1 Islamic articles on: pets

IslamQA: Can Muslims keep dogs as pets? (Yes, according to some scholars)

Is it okay for a Muslim to have a dog as a pet? Not just as a guard dog, but as a companion. Bring them inside the house, play with them, take a walk, etc. I've read somewhere that if there's a dog in the house, angels will not come inside our house. Is it true? Thank you

This is a highly controversial topic among the scholars. The opinion of the Mālikī school is that dogs are pure (i.e. not ritually unclean), and that it is permissible to touch them and play with them as long as they are not diseased. This is also the opinion of al-Ḥasan al-Baṣrī , al-Zuharī , Sufyān al-Thawrī, al-Shawkānī, Ibn Mundhir al-Shāfiʿī and Ibn Ḥazm.

Keeping dogs as pets, however, is more problematic because of certain authentic narrations, for example the following:

Narrated `Abdullah bin `Umar: I heard the Prophet (ﷺ) saying, "If someone keeps a dog neither for hunting, nor for guarding livestock, the reward (for his good deeds) will be reduced by two Qirats per day." (Sahih al-Bukhari, Book 72, Hadith 7)

Abu Talhah said: The Messenger of Allah (ﷺ) said, "The angels do not enter a house in which there is a dog or a portrait [or religious idol]." (Bukhari and Muslim, see Riyad al-Salihin Book 18, Hadith 1684)

According to a fatwa from Egypt’s fatwa authority, it is permissible to keep dogs if there a “need” for it in one’s life or work, such as a guard or guide dog, and as long as the person keeps a prayer room that is not entered by the dog.

Dr. Ali Gomaa, Egypt’s Grand Mufti from 2003 to 2013, issued a fatwa that permits keeping dogs as pets if someone has a strong emotional need for it. In order to accord with the narrations mentioned above, he says that one should not pray in a room where the dog is, but that it is permitted to let the dog in the house.

The Egyptian scholar Maḥmūd Shaltūt (1893 – 1963 CE), who was Grand Sheikh of al-Azhar (Egypt’s highest authority on Sunni Islam), ruled that keeping a dog as a pet and letting it in the house is permissible as long as it is not diseased. However, he says that if the dog eats or drinks from a utensil, it must be washed thoroughly before it is used by a human.

The rest of the scholars, the Ḥanafīs, Shāfiʿīs and Ḥanbalīs say that a dog is either unclean or that it is forbidden to keep as a pet, that it must only be kept if it is a hunting, shepherding or guard dog.
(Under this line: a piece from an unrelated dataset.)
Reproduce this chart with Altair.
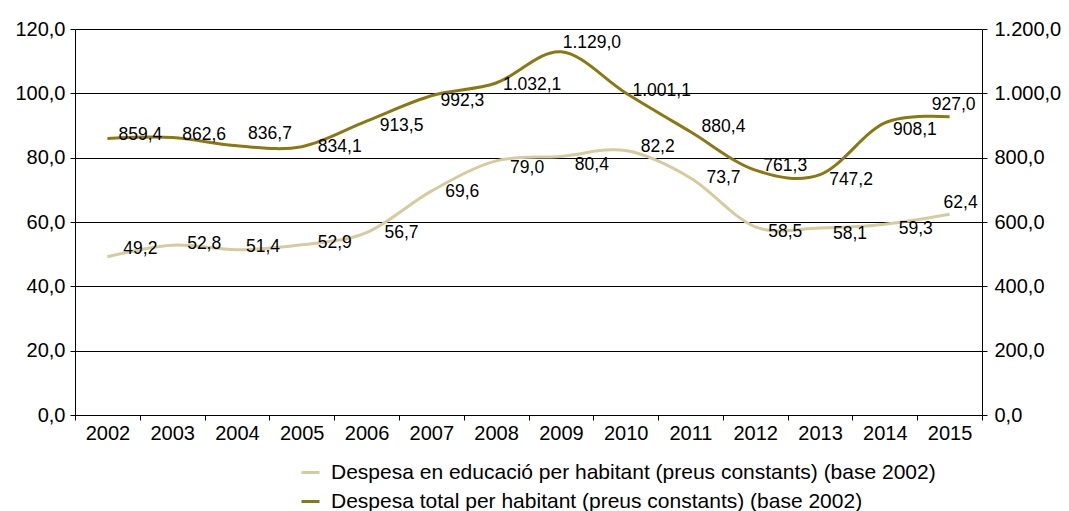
import altair as alt
import pandas as pd

years = [str(y) for y in range(2002, 2016)]
edu_values = [49.2, 52.8, 51.4, 52.9, 56.7, 69.6, 79.0, 80.4, 82.2, 73.7, 58.5, 58.1, 59.3, 62.4]
total_values = [859.4, 862.6, 836.7, 834.1, 913.5, 992.3, 1032.1, 1129.0, 1001.1, 880.4, 761.3, 747.2, 908.1, 927.0]

edu_name = "Despesa en educació per habitant (preus constants) (base 2002)"
total_name = "Despesa total per habitant (preus constants) (base 2002)"

# label offsets (pixels) relative to each point, as placed in the original
edu_label_dx = [33, 32, 26, 33, 35, 31, 31, 31, 32, 33, 30, 30, 31, 11]
edu_label_dy = [-8, -1, -3, -2, 0, 1, 7, 9, -4, 0, 5, 6, 5, -11]
total_label_dx = [33, 32, 33, 38, 35, 31, 36, 31, 36, 33, 30, 31, 30, 4]
total_label_dy = [-4, -3, -12, 0, 5, 5, 2, -9, -2, -5, -4, 5, 7, -12]

light = "#d5cb9f"
dark = "#8a7912"

edu_df = pd.DataFrame({"year": years, "value": edu_values, "serie": edu_name,
                       "ldx": edu_label_dx, "ldy": edu_label_dy})
tot_df = pd.DataFrame({"year": years, "value": total_values, "serie": total_name,
                       "ldx": total_label_dx, "ldy": total_label_dy})

x_enc = alt.X("year:O", sort=years,
              scale=alt.Scale(type="band", paddingInner=0, paddingOuter=0),
              axis=alt.Axis(title=None, labelAngle=0, tickBand="extent", labelFontSize=20,
                            labelColor="black", domainColor="black", tickColor="black",
                            tickSize=5, labelPadding=3, grid=False))

color_enc = alt.Color("serie:N",
                      scale=alt.Scale(domain=[edu_name, total_name], range=[light, dark]),
                      legend=alt.Legend(title=None, orient="none", legendX=225, legendY=433,
                                        direction="vertical", symbolType="stroke",
                                        symbolSize=324, symbolStrokeWidth=3,
                                        labelFontSize=21, labelColor="black",
                                        labelLimit=1000, labelOffset=10, rowPadding=7,
                                        padding=0))

left_axis = alt.Axis(title=None, values=[0, 20, 40, 60, 80, 100, 120], format=",.1f",
                     labelFontSize=20, labelColor="black", domainColor="black",
                     tickColor="black", tickSize=5, labelPadding=5,
                     grid=True, gridColor="black", gridWidth=1, gridOpacity=1)
right_axis = alt.Axis(title=None, orient="right", values=[0, 200, 400, 600, 800, 1000, 1200],
                      format=",.1f", labelFontSize=20, labelColor="black", domainColor="black",
                      tickColor="black", tickSize=5, labelPadding=7, grid=False)

edu_base = alt.Chart(edu_df)
edu_line = edu_base.mark_line(interpolate="cardinal", tension=0, strokeWidth=3).encode(
    x=x_enc,
    y=alt.Y("value:Q", scale=alt.Scale(domain=[0, 120], nice=False), axis=left_axis),
    color=color_enc,
)
edu_text = edu_base.mark_text(fontSize=17.5, color="black", baseline="middle", align="center",
                              dx=alt.ExprRef(expr="datum.ldx"), dy=alt.ExprRef(expr="datum.ldy")).encode(
    x=x_enc,
    y=alt.Y("value:Q", scale=alt.Scale(domain=[0, 120], nice=False), axis=left_axis),
    text=alt.Text("value:Q", format=",.1f"),
)

tot_base = alt.Chart(tot_df)
tot_line = tot_base.mark_line(interpolate="cardinal", tension=0, strokeWidth=3).encode(
    x=x_enc,
    y=alt.Y("value:Q", scale=alt.Scale(domain=[0, 1200], nice=False), axis=right_axis),
    color=color_enc,
)
tot_text = tot_base.mark_text(fontSize=17.5, color="black", baseline="middle", align="center",
                              dx=alt.ExprRef(expr="datum.ldx"), dy=alt.ExprRef(expr="datum.ldy")).encode(
    x=x_enc,
    y=alt.Y("value:Q", scale=alt.Scale(domain=[0, 1200], nice=False), axis=right_axis),
    text=alt.Text("value:Q", format=",.1f"),
)

left = alt.layer(edu_line, edu_text)
right = alt.layer(tot_line, tot_text)

chart = alt.layer(left, right).resolve_scale(y="independent").properties(
    width=907, height=386,
    autosize=alt.AutoSizeParams(type="none"),
    padding={"left": 75, "top": 29, "right": 87, "bottom": 96},
).configure(
    font="Liberation Sans",
    locale={"number": {"decimal": ",", "thousands": ".", "grouping": [3], "currency": ["", " €"]}},
).configure_view(stroke=None)

chart.save("out.html", embed_options={"renderer": "svg", "actions": False})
So there is sufficient support within the Islamic scholarship community for a person to keep a dog as a pet. But the majority of scholars are against it, and so are the majority of Muslim cultures.

If an American who already has a dog converts to Islam, there is sufficient evidence within Islam for them to continue keeping it as a pet. But they shouldn’t be surprised if the Muslims around them strongly frown upon their doing so.

Source for the Egyptian fatwa (Arabic PDF).

Source for Ali Gomaa’s fatwa (Arabic PDF).

Second source for Ali Gomaa’s fatwa (Arabic PDF).

Follow up question:

assalamu alaykum, having a dog isn’t prohibited as long as you keep a separate room for praying and other acts of adoration? what about wudu? won’t we have to shower each time we pray?

Alaikumassalam wa rahmatullah,

The opinion of the Mālikī school is that dogs are pure (i.e. not ritually unclean), and that it is permissible to touch them and play with them as long as they are not diseased. This is also the opinion of al-Ḥasan al-Baṣrī , al-Zuharī , Sufyān al-Thawrī, al-Shawkānī, Ibn Mundhir al-Shāfiʿī and Ibn Ḥazm.

According to these scholars dogs are just like cats or any other animal, so there is no special cleansing requirement if you follow their opinions.